Sunday, April 17, 2005

Divine Retribution

She was crying about Il Papa dying, and I think she may have used the word "tragedy;" I don't recall. At any rate, I overreacted. Not snappily, not with anger, pique, or even flippancy, but still, I could have been more considerate. "It's not as though he was a teenaged Bangladeshi amputee suffocating in his own filth after watching the murder of his parents. He was an Octogenarian who had lived a fulfilling life of creative writing, soccer, mountain-climbing, and priestifying. No sex, but lots of fun. Then, as the richest and most powerful man on the planet, he spent nearly three decades living in the most offensively opulent wealth, with an entire order of nuns dedicated to attending to his every personal whim, with millions loving and obeying him, believing that we was the infallible mouthpiece of Christ on earth and that he would spend the eternity that awaited him after his universally bewailed death in incomprehensible bliss. That's a pretty good run.
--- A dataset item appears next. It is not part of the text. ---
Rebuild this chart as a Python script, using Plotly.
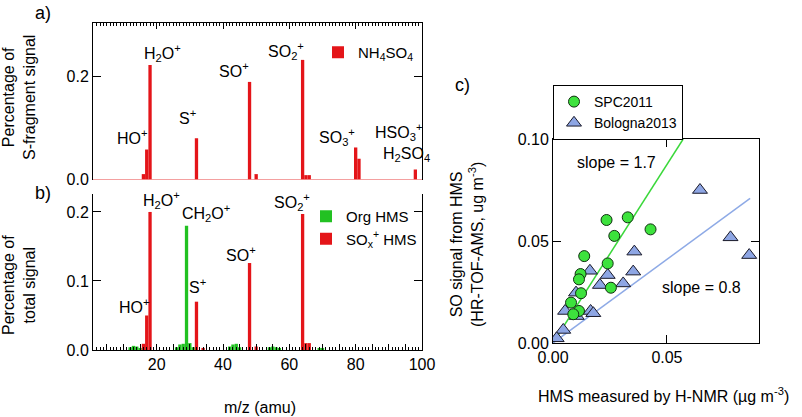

Whatever you think of his tangible effects on the world (thumbs up to passive defeat of totalitarianism; thumbs down to reactionary stances on women's issues), you can call his passing sad, but tragic? No."

After the above harangue, I spent a few days feeling smug, then a couple feeling unaccountably melancholy (see sources of stress below), and one day I went to my mailbox and greeted the red Netflix envelope with glee, thinking' "Ah, yes, this will pick me up!" What movie to I get? The Passion of the Christ. Touche, Karol.